[The problem] Sift the material for lines containing "size", and return them.

[Data extract]
↓↓↓

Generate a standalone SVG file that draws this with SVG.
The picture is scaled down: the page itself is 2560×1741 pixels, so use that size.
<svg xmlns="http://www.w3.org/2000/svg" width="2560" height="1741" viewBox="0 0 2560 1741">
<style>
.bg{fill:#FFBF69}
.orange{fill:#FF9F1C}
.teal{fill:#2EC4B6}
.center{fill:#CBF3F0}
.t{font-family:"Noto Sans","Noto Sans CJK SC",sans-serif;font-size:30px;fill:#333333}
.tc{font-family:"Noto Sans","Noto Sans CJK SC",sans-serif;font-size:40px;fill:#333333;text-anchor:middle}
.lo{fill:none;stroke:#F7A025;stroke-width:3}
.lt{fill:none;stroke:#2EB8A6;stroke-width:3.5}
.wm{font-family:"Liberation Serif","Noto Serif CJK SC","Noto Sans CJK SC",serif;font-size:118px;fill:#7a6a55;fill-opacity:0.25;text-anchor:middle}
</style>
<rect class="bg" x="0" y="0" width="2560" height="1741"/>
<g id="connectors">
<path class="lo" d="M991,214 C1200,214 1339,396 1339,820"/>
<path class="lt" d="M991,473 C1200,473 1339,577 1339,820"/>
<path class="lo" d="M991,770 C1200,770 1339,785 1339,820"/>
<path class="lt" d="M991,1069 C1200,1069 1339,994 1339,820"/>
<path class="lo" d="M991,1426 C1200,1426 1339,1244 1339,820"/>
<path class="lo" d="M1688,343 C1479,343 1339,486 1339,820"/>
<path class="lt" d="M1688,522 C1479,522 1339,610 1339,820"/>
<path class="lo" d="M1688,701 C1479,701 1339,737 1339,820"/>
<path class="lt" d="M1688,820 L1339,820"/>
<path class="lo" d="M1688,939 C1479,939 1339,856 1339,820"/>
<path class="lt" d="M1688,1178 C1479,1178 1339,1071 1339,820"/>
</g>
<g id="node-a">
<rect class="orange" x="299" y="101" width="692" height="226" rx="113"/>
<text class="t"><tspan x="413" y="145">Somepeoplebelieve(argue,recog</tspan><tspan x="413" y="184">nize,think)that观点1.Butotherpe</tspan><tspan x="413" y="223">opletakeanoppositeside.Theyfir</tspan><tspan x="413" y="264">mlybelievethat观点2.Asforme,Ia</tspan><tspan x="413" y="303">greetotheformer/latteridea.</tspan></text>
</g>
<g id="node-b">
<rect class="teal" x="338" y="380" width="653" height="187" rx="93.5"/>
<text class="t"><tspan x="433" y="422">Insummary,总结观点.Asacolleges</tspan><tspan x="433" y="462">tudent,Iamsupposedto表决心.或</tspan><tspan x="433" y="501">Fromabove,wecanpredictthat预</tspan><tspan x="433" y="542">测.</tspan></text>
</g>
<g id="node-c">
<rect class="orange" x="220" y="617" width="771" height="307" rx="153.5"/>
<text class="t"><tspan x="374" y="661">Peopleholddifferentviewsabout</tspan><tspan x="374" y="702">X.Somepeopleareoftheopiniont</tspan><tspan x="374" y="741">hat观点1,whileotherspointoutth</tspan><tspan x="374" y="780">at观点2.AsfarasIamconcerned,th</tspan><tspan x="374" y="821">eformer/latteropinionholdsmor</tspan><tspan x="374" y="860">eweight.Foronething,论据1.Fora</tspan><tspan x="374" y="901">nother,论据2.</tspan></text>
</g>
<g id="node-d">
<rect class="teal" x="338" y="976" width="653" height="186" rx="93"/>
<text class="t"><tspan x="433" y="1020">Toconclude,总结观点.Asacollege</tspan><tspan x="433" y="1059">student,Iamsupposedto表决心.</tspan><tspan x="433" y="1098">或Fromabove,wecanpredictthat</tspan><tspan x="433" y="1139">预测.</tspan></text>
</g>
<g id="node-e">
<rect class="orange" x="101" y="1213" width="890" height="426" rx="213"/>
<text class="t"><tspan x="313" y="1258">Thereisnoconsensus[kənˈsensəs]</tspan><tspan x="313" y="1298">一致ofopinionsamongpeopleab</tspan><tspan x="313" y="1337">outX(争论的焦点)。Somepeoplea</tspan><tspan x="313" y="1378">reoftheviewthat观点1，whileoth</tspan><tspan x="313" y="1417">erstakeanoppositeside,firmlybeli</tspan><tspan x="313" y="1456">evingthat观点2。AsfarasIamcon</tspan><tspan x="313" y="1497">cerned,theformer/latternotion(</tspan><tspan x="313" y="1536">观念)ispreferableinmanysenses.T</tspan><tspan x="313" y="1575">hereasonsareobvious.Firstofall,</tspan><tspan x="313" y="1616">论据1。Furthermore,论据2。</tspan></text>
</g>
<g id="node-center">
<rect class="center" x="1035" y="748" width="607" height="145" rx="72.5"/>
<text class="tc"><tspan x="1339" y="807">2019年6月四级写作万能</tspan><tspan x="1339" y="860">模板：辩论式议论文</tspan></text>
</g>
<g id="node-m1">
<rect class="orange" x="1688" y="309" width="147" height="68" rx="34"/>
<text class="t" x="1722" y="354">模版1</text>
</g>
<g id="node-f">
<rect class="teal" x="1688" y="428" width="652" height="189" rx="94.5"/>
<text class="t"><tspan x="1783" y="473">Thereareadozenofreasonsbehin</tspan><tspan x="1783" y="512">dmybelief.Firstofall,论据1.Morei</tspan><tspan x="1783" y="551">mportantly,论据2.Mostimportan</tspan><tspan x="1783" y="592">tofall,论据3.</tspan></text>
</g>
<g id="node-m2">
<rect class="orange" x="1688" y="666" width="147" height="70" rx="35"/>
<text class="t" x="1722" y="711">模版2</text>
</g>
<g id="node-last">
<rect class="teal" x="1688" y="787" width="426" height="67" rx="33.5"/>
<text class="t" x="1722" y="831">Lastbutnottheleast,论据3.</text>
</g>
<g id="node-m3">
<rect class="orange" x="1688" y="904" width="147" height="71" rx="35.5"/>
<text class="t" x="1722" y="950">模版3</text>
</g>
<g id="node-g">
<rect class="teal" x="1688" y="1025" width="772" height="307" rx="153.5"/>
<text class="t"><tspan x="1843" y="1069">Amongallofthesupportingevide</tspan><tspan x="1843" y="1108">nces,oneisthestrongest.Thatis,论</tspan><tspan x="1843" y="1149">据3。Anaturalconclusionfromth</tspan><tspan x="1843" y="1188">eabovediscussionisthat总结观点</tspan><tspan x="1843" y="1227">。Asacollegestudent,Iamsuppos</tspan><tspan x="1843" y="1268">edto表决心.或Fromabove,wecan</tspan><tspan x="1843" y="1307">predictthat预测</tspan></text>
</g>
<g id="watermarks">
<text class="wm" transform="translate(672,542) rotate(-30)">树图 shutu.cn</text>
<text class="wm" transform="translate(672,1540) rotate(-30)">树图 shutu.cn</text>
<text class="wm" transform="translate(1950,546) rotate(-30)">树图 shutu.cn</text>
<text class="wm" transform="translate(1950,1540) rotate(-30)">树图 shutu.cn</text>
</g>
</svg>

↑↑↑

[Answer below]
The picture is scaled down: the page itself is 2560×1741 pixels, so use that size.
.t{font-family:"Noto Sans","Noto Sans CJK SC",sans-serif;font-size:30px;fill:#333333}
.tc{font-family:"Noto Sans","Noto Sans CJK SC",sans-serif;font-size:40px;fill:#333333;text-anchor:middle}
.wm{font-family:"Liberation Serif","Noto Serif CJK SC","Noto Sans CJK SC",serif;font-size:118px;fill:#7a6a55;fill-opacity:0.25;text-anchor:middle}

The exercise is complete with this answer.